Na semana passada, na edição de 7 de junho, Marcia McNutt escreveu seu primeiro editorial como editora-chefe da Science. Título: "Passando o bastão". O bastão do Bruce, pois, como ela escreve, "Bruce deixou um legado importante que espero continuar e construir a partir dele".
Marcia só tem elogios para o seu antecessor:
"Bruce elevou a visibilidade da comunidade da educação científica e sua miríade de desafios". Deve ter crescido o grupo de pesquisadores doublês de educadores de ciências, profundamente preocupados em melhorar o que, em resumo, se passou a chamar de STEM (Ciência, Tecnologia, Engenharia e Matemática) da educação.
"Bruce impulsionou pessoas dentro e fora da comunidade educativa a buscar as reformas essenciais. Ele também globalizou ainda mais a Science, alcançando países em desenvolvimento.

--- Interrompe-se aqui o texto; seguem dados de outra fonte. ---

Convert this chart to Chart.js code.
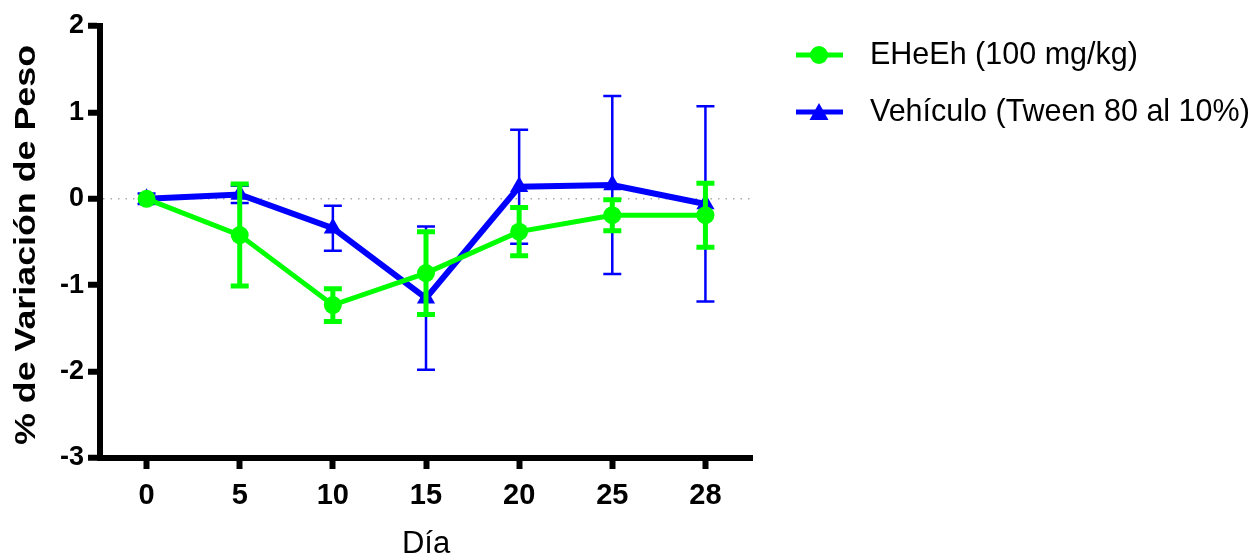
<!DOCTYPE html>
<html>
<head>
<meta charset="utf-8">
<script src="https://cdn.jsdelivr.net/npm/chart.js@4.4.0/dist/chart.umd.min.js"></script>
<style>
  html, body { margin: 0; padding: 0; background: #fff; }
  #wrap { width: 1259px; height: 558px; position: relative; }
</style>
</head>
<body>
<div id="wrap"><canvas id="myChart" width="1259" height="558"></canvas></div>
<script>
const days = ['0', '5', '10', '15', '20', '25', '28'];
const yTicks = [2, 1, 0, -1, -2, -3];
const yTitle = '% de Variación de Peso';

const ehehName = 'EHeEh (100 mg/kg)';
const ehehMean = [0, -0.42, -1.23, -0.86, -0.38, -0.19, -0.19];
const ehehErr = [0, 0.59, 0.19, 0.48, 0.28, 0.18, 0.37];

const vehName = 'Vehículo (Tween 80 al 10%)';
const vehMean = [0, 0.05, -0.34, -1.15, 0.14, 0.16, -0.06];
const vehErr = [0.06, 0.1, 0.26, 0.83, 0.66, 1.03, 1.13];

const errors = [ehehErr, vehErr];
const errStyle = [
    { width: 5, cap: 9 },
    { width: 2.5, cap: 9 }
];

const FONT = 'Arial, "Liberation Sans", sans-serif';

// error bars drawn right after each dataset, using the y scale
const errorBars = {
    id: 'errorBars',
    afterDatasetDraw(chart, args) {
        const i = args.index;
        const ds = chart.data.datasets[i];
        const y = chart.scales.y;
        const ctx = chart.ctx;
        ctx.save();
        ctx.strokeStyle = ds.borderColor;
        ctx.lineWidth = errStyle[i].width;
        const cap = errStyle[i].cap;
        args.meta.data.forEach((pt, j) => {
            const e = errors[i][j];
            if (!e) return;
            const top = y.getPixelForValue(ds.data[j] + e);
            const bot = y.getPixelForValue(ds.data[j] - e);
            ctx.beginPath();
            ctx.moveTo(pt.x, top);
            ctx.lineTo(pt.x, bot);
            ctx.moveTo(pt.x - cap, top);
            ctx.lineTo(pt.x + cap, top);
            ctx.moveTo(pt.x - cap, bot);
            ctx.lineTo(pt.x + cap, bot);
            ctx.stroke();
        });
        ctx.restore();
    }
};

// the original's axis title is a bit wider than plain Arial bold, so stretch it a little
const yTitlePlugin = {
    id: 'yTitlePlugin',
    afterDraw(chart) {
        const ctx = chart.ctx;
        const area = chart.chartArea;
        ctx.save();
        ctx.translate(35, (area.top + area.bottom) / 2 + 3);
        ctx.rotate(-Math.PI / 2);
        ctx.font = 'bold 30px ' + FONT;
        const w = ctx.measureText(yTitle).width;
        ctx.scale(400 / w, 1);
        ctx.fillStyle = '#000';
        ctx.textAlign = 'center';
        ctx.textBaseline = 'alphabetic';
        ctx.fillText(yTitle, 0, 0);
        ctx.restore();
    }
};

// legend on the right, line + marker like the original
const sideLegend = {
    id: 'sideLegend',
    afterDraw(chart) {
        const ctx = chart.ctx;
        const rows = [55, 112];
        ctx.save();
        chart.data.datasets.forEach((ds, i) => {
            const yy = rows[i];
            ctx.strokeStyle = ds.borderColor;
            ctx.lineWidth = 5;
            ctx.beginPath();
            ctx.moveTo(796, yy);
            ctx.lineTo(843, yy);
            ctx.stroke();
            ctx.fillStyle = ds.borderColor;
            ctx.beginPath();
            if (ds.pointStyle === 'triangle') {
                ctx.moveTo(819, yy - 9);
                ctx.lineTo(828.5, yy + 8);
                ctx.lineTo(809.5, yy + 8);
                ctx.closePath();
            } else {
                ctx.arc(819, yy, 9, 0, Math.PI * 2);
            }
            ctx.fill();
            ctx.fillStyle = '#000';
            ctx.font = '30.5px ' + FONT;
            ctx.textBaseline = 'middle';
            ctx.fillText(ds.label, 870, yy + 1);
        });
        ctx.restore();
    }
};

const ctx = document.getElementById('myChart').getContext('2d');
// eslint-disable-next-line no-undef
new Chart(ctx, {
    type: 'line',
    data: {
        labels: days,
        datasets: [{
            label: ehehName,
            data: ehehMean,
            borderColor: '#00ff00',
            backgroundColor: '#00ff00',
            borderWidth: 5,
            pointStyle: 'circle',
            pointRadius: 9,
            pointBorderWidth: 0,
            clip: false
        },
        {
            label: vehName,
            data: vehMean,
            borderColor: '#0000ff',
            backgroundColor: '#0000ff',
            borderWidth: 6,
            pointStyle: 'triangle',
            pointRadius: 10.5,
            pointBorderWidth: 0,
            clip: false
        }]
    },
    options: {
        responsive: false,
        animation: false,
        layout: { padding: { top: 26, right: 507, left: 0, bottom: 0 } },
        plugins: {
            legend: { display: false },
            tooltip: { enabled: false }
        },
        scales: {
            x: {
                type: 'category',
                offset: true,
                border: { display: true, color: '#000', width: 6 },
                grid: {
                    offset: false,
                    drawOnChartArea: false,
                    tickColor: '#000',
                    tickWidth: 6,
                    tickLength: 11
                },
                ticks: {
                    color: '#000',
                    padding: 10,
                    font: { family: FONT, size: 29, weight: 'bold' }
                },
                title: {
                    display: true,
                    text: 'Día',
                    color: '#000',
                    padding: { top: 0, bottom: -5 },
                    font: { family: FONT, size: 31 }
                },
                afterFit(scale) { scale.height = 100; }
            },
            y: {
                min: -3,
                max: 2,
                afterBuildTicks(scale) {
                    scale.ticks = yTicks.map(v => ({ value: v }));
                },
                border: { display: true, color: '#000', width: 6, dash: [1.5, 6] },
                grid: {
                    color: c => (c.tick && c.tick.value === 0) ? '#aaaaaa' : 'rgba(0,0,0,0)',
                    lineWidth: 1.5,
                    tickColor: '#000',
                    tickWidth: 6,
                    tickLength: 12,
                    tickBorderDash: []
                },
                ticks: {
                    color: '#000',
                    padding: 4,
                    font: { family: FONT, size: 27, weight: 'bold' }
                },
                afterFit(scale) { scale.width = 100; }
            }
        }
    },
    plugins: [errorBars, yTitlePlugin, sideLegend]
});
</script>
</body>
</html>
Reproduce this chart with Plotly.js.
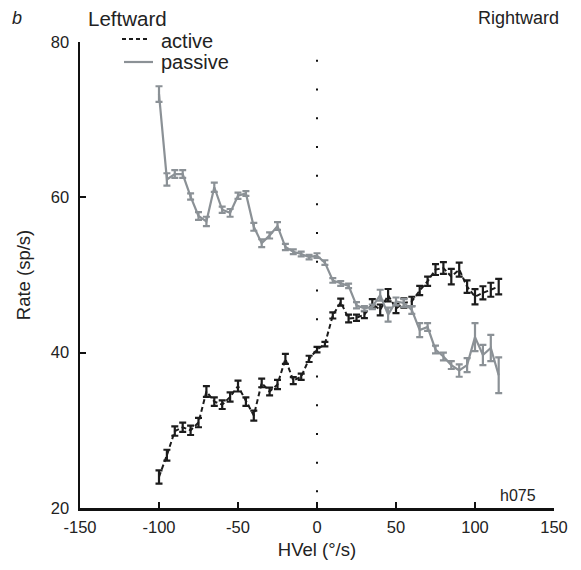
<!DOCTYPE html>
<html>
<head>
<meta charset="utf-8">
<script src="https://cdn.plot.ly/plotly-3.0.1.min.js"></script>
<style>html,body{margin:0;padding:0;background:#fff;}#chart{width:581px;height:570px;}</style>
</head>
<body>
<div id="chart"></div>
<script>
const hvel = [-100,-95,-90,-85,-80,-75,-70,-65,-60,-55,-50,-45,-40,-35,-30,-25,-20,-15,-10,-5,0,5,10,15,20,25,30,35,40,45,50,55,60,65,70,75,80,85,90,95,100,105,110,115];

const activeRate = [24.0,26.8,29.9,30.4,30.0,31.0,35.0,33.7,33.3,34.3,35.7,33.7,31.9,36.1,35.0,35.9,39.2,36.4,36.9,39.2,40.4,41.1,44.8,46.5,44.4,44.5,44.9,46.3,45.5,47.4,45.7,46.4,46.6,48.0,49.2,50.7,50.9,49.8,50.7,48.5,47.2,47.7,48.1,48.5];
const activeErr = [0.85,0.7,0.6,0.6,0.6,0.6,0.7,0.55,0.55,0.6,0.7,0.55,0.65,0.55,0.5,0.6,0.65,0.45,0.4,0.4,0.35,0.3,0.4,0.45,0.5,0.4,0.45,0.6,0.7,0.8,0.6,0.6,0.6,0.6,0.6,0.7,0.75,1.0,0.9,0.8,0.97,0.85,0.9,1.0];

const passiveRate = [73.3,62.3,63.0,63.0,60.1,57.6,56.9,61.3,58.4,58.0,60.2,60.5,56.2,54.1,55.1,56.3,53.6,53.0,52.7,52.3,52.5,51.6,49.3,48.9,48.6,46.1,45.7,45.9,47.4,44.9,46.6,46.4,45.5,42.9,43.3,40.4,39.5,38.4,37.7,38.4,42.0,39.7,40.6,37.1];
const passiveErr = [1.0,0.8,0.5,0.5,0.4,0.5,0.6,0.6,0.4,0.5,0.4,0.3,0.5,0.5,0.4,0.5,0.4,0.3,0.3,0.3,0.3,0.3,0.3,0.3,0.3,0.4,0.3,0.3,0.7,0.9,0.5,0.5,0.5,0.9,0.5,0.5,0.5,0.5,0.8,0.9,1.8,1.3,1.7,2.3];

const xTicks = [-150,-100,-50,0,50,100,150];
const yTicks = [20,40,60,80];
const seriesNames = ['active', 'passive'];

const FONT = 'Liberation Sans, Arial, sans-serif';
const activeColor = '#1c1c1c';
const passiveColor = '#8b9196';

const traces = [
  {
    x: hvel, y: activeRate, name: seriesNames[0], type: 'scatter', mode: 'lines',
    line: {color: activeColor, width: 2, dash: '5px,3px'},
    error_y: {type: 'data', array: activeErr, visible: true, color: activeColor, thickness: 2.2, width: 3.5}
  },
  {
    x: hvel, y: passiveRate, name: seriesNames[1], type: 'scatter', mode: 'lines',
    line: {color: passiveColor, width: 2.2},
    error_y: {type: 'data', array: passiveErr, visible: true, color: passiveColor, thickness: 2.2, width: 3.5}
  }
];

// paper-coordinate helpers (plot area: 474 x 466 px)
const L = 80, T = 42, PW = 474, PH = 466;
const px = v => (v - L) / PW;
const py = v => 1 - (v - T) / PH;

const layout = {
  width: 581, height: 570,
  margin: {l: 80, r: 27, t: 42, b: 62},
  paper_bgcolor: '#fff', plot_bgcolor: '#fff',
  font: {family: FONT, color: '#222', size: 16},
  showlegend: false,
  xaxis: {
    range: [-150, 150], tickvals: xTicks, ticktext: xTicks.map(String),
    showgrid: false, zeroline: false, showline: true, linecolor: '#111', linewidth: 2.5,
    ticks: 'inside', ticklen: 6, tickwidth: 2, tickcolor: '#111', ticklabelstandoff: 3,
    tickfont: {family: FONT, size: 16.5, color: '#222'},
    title: {text: 'HVel (°/s)', font: {family: FONT, size: 18.5, color: '#222'}, standoff: 8}
  },
  yaxis: {
    range: [20, 80], tickvals: yTicks, ticktext: yTicks.map(String),
    showgrid: false, zeroline: false, showline: true, linecolor: '#111', linewidth: 2.5,
    ticks: 'inside', ticklen: 6, tickwidth: 2, tickcolor: '#111', ticklabelstandoff: 5,
    tickfont: {family: FONT, size: 16.5, color: '#222'},
    title: {text: 'Rate (sp/s)', font: {family: FONT, size: 18.5, color: '#222'}, standoff: 16}
  },
  shapes: [
    {type: 'line', xref: 'x', yref: 'y', x0: 0, x1: 0, y0: 77.7, y1: 22.0,
     line: {color: '#111', width: 2, dash: '2px,26.7px'}},
    {type: 'line', xref: 'paper', yref: 'paper', x0: px(122), x1: px(149), y0: py(39), y1: py(39),
     line: {color: activeColor, width: 2, dash: '4px,3px'}},
    {type: 'line', xref: 'paper', yref: 'paper', x0: px(124), x1: px(153), y0: py(62), y1: py(62),
     line: {color: passiveColor, width: 2.2}}
  ],
  annotations: [
    {text: '<i>b</i>', xref: 'paper', yref: 'paper', x: px(10), y: py(18), xanchor: 'left', yanchor: 'middle',
     showarrow: false, font: {family: FONT, size: 18, color: '#222'}},
    {text: 'Leftward', xref: 'paper', yref: 'paper', x: px(86), y: py(18), xanchor: 'left', yanchor: 'middle',
     showarrow: false, font: {family: FONT, size: 20.5, color: '#222'}},
    {text: 'Rightward', xref: 'paper', yref: 'paper', x: px(561), y: py(18), xanchor: 'right', yanchor: 'middle',
     showarrow: false, font: {family: FONT, size: 18, color: '#222'}},
    {text: seriesNames[0], xref: 'paper', yref: 'paper', x: px(159), y: py(41), xanchor: 'left', yanchor: 'middle',
     showarrow: false, font: {family: FONT, size: 20, color: '#222'}},
    {text: seriesNames[1], xref: 'paper', yref: 'paper', x: px(159), y: py(62), xanchor: 'left', yanchor: 'middle',
     showarrow: false, font: {family: FONT, size: 20, color: '#222'}},
    {text: 'h075', xref: 'paper', yref: 'paper', x: px(538), y: py(495), xanchor: 'right', yanchor: 'middle',
     showarrow: false, font: {family: FONT, size: 16, color: '#222'}}
  ]
};

Plotly.newPlot('chart', traces, layout, {displayModeBar: false, staticPlot: true});
</script>
</body>
</html>
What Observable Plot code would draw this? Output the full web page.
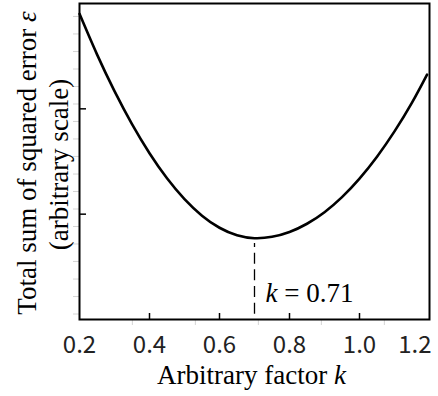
<!DOCTYPE html>
<html>
<head>
<meta charset="utf-8">
<script src="https://cdn.jsdelivr.net/npm/d3@7"></script>
<script src="https://cdn.jsdelivr.net/npm/@observablehq/plot@0.6"></script>
<style>
  html, body { margin: 0; padding: 0; background: #fff; }
  #chart { width: 438px; height: 396px; }
</style>
</head>
<body>
<div id="chart"></div>
<script>
// Curve: arbitrary factor k vs total squared error (arbitrary scale)
const kValues   = [0.20, 0.25, 0.30, 0.35, 0.40, 0.45, 0.50, 0.55, 0.60, 0.65, 0.70, 0.75, 0.80, 0.85, 0.90, 0.95, 1.00, 1.05, 1.10, 1.15, 1.193];
const errValues = [2.902, 2.517, 2.168, 1.855, 1.579, 1.341, 1.143, 0.986, 0.871, 0.800, 0.772, 0.785, 0.831, 0.909, 1.019, 1.162, 1.338, 1.546, 1.786, 2.059, 2.325];

// Axes
const xTicks = [0.2, 0.4, 0.6, 0.8, 1.0, 1.2];
const xTickLabels = ["0.2", "0.4", "0.6", "0.8", "1.0", "1.2"];
const xInnerTicks = [0.4, 0.6, 0.8, 1.0];
const yTicks = [1, 2];
// faint ghost ticks visible in the picture
const ghostXTicks = [0.351, 0.531, 0.711, 0.891, 1.071];
const ghostYTicks = [2.877, 2.711, 2.544, 2.378, 2.212, 2.046, 1.880, 1.714, 1.548, 1.381, 1.215, 1.049, 0.883, 0.717, 0.551, 0.384, 0.218, 0.052];

// Annotation
const kMin = 0.70;
const kMinLabel = "k = 0.71";
const xTitle = "Arbitrary factor k";
const yTitle1 = "Total sum of squared error ε";
const yTitle2 = "(arbitrary scale)";

const data = kValues.map((k, i) => ({k, e: errValues[i]}));
const minErr = d3.min(errValues);

const serif = "Liberation Serif, Times New Roman, Times, serif";
const sans = "Noto Sans CJK JP, Noto Sans, sans-serif";

const chart = Plot.plot({
  width: 438,
  height: 396,
  marginLeft: 79,
  marginRight: 9,
  marginTop: 3,
  marginBottom: 77,
  style: {background: "#fff", overflow: "visible"},
  x: {domain: [0.2, 1.2], axis: null},
  y: {domain: [0, 3], axis: null},
  marks: [
    Plot.axisX(ghostXTicks, {anchor: "bottom", label: null, tickSize: 6, tickFormat: () => "", stroke: "#d4d4d4", strokeWidth: 1}),
    Plot.axisY(ghostYTicks, {anchor: "left", label: null, tickSize: 6, tickFormat: () => "", stroke: "#d4d4d4", strokeWidth: 1}),
    Plot.axisX(xInnerTicks, {anchor: "bottom", label: null, tickSize: -6, tickFormat: () => "", stroke: "#000", strokeWidth: 1.5}),
    Plot.axisY(yTicks, {anchor: "left", label: null, tickSize: -7, tickFormat: () => "", stroke: "#000", strokeWidth: 1.5}),
    Plot.frame({stroke: "#000", strokeWidth: 2}),
    Plot.ruleX([kMin], {y1: 0.05, y2: minErr - 0.05, stroke: "#000", strokeWidth: 1.3, strokeDasharray: "11 5.7"}),
    Plot.line(data, {x: "k", y: "e", curve: "natural", stroke: "#000", strokeWidth: 2.6}),
    Plot.text(xTicks.slice(0, 5), {x: d => d, text: (d, i) => xTickLabels[i], frameAnchor: "bottom", lineAnchor: "bottom", dy: 33, fontFamily: sans, fontSize: 24, fill: "#222"}),
    Plot.text(xTicks.slice(5), {x: d => d, text: (d, i) => xTickLabels[5 + i], frameAnchor: "bottom", lineAnchor: "bottom", textAnchor: "end", dy: 33, dx: 2, fontFamily: sans, fontSize: 24, fill: "#222"}),
    Plot.text([kMinLabel], {x: kMin, text: d => d, frameAnchor: "bottom", lineAnchor: "bottom", textAnchor: "start", dx: 11, dy: -18, fontFamily: serif, fontSize: 27, fill: "#000"}),
    Plot.text([xTitle], {text: d => d, frameAnchor: "bottom", lineAnchor: "bottom", textAnchor: "middle", dx: -3, dy: 64, fontFamily: serif, fontSize: 27, fill: "#000"}),
    Plot.text([yTitle1], {text: d => d, frameAnchor: "left", lineAnchor: "bottom", textAnchor: "middle", rotate: -90, dx: -44, dy: 1.5, fontFamily: serif, fontSize: 27, fill: "#000"}),
    Plot.text([yTitle2], {text: d => d, frameAnchor: "left", lineAnchor: "bottom", textAnchor: "middle", rotate: -90, dx: -12, dy: 3, fontFamily: serif, fontSize: 27, fill: "#000"})
  ]
});

// enforce fonts and italicise the symbols k and ε inside the texts
d3.select(chart).selectAll("text").each(function () {
  const el = d3.select(this);
  const t = this.textContent;
  if (xTickLabels.includes(t)) {
    el.style("font-family", "'Noto Sans CJK JP', 'Noto Sans', sans-serif");
    return;
  }
  if (!t) return;
  el.style("font-family", "'Liberation Serif', 'Times New Roman', serif");
  const parts = t.match(/^(k)( = .*)$/) || t.match(/^(.* )([kε])$/);
  if (!parts) return;
  el.text(null);
  if (t === kMinLabel) {
    el.append("tspan").style("font-style", "italic").text(parts[1]);
    el.append("tspan").text(parts[2]);
  } else {
    el.append("tspan").text(parts[1]);
    el.append("tspan").style("font-style", "italic").text(parts[2]);
  }
});

document.getElementById("chart").appendChild(chart);
</script>
</body>
</html>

Bruce, viajante incansável, estava sempre empenhado em tornar a Science mais acessível aos pesquisadores aspirantes, não importa onde eles pudessem ser encontrados", frisa Marcia, indo direto ao desafio de despertar interesse mais profundo pelo conhecimento científico.
Marcia sabe que está substituindo um craque:
"Ele próprio pesquisador respeitado, Bruce trouxe a perspectiva do cientista individual às discussões sobre o formato editorial, o acesso aberto, o processo de revisão por pares, e outros assuntos relativos à publicação. Esteve na vanguarda da abordagem dessas questões com integridade. Reconheceu de imediato que o acesso às informações fornecidas por artigos científicos não classificados (gripe aviária) H5N1 foi fundamental para as preocupações com a saúde mundial e insistiu em sua libertação controlada, de modo a não comprometer a integridade da publicação, nem a ser uma ameaça potencial à saúde. Na verdade, manter no topo a perspectiva do cientista ajuda a garantir que a Science evolua para servir aos melhores interesses da comunidade científica, que depende da rápida comunicação dos resultados mais importantes."
No final, Marcia fala de seus próprios sonhos:
"Sem recuar de nenhuma das prioridades fixadas por meu predecessor, meu objetivo maior é fazer da Science a principal plataforma de comunicação para acelerar os avanços da ciência, usando a última palavra em tecnologias modernas. Muitas revistas excelentes se dirigem ao público de áreas definidas. Na minha opinião, uma revista como a Science, que lida com pesquisadores de amplo espectro de campos, tem a responsabilidade especial de publicar artigos que precisam ser difundidos entre cientistas de áreas que vão além de uma especialidade estreita, porque as novidades em observações, tecnologias, processos, modelos e resultados têm o potencial de revolucionar outras áreas de pesquisa."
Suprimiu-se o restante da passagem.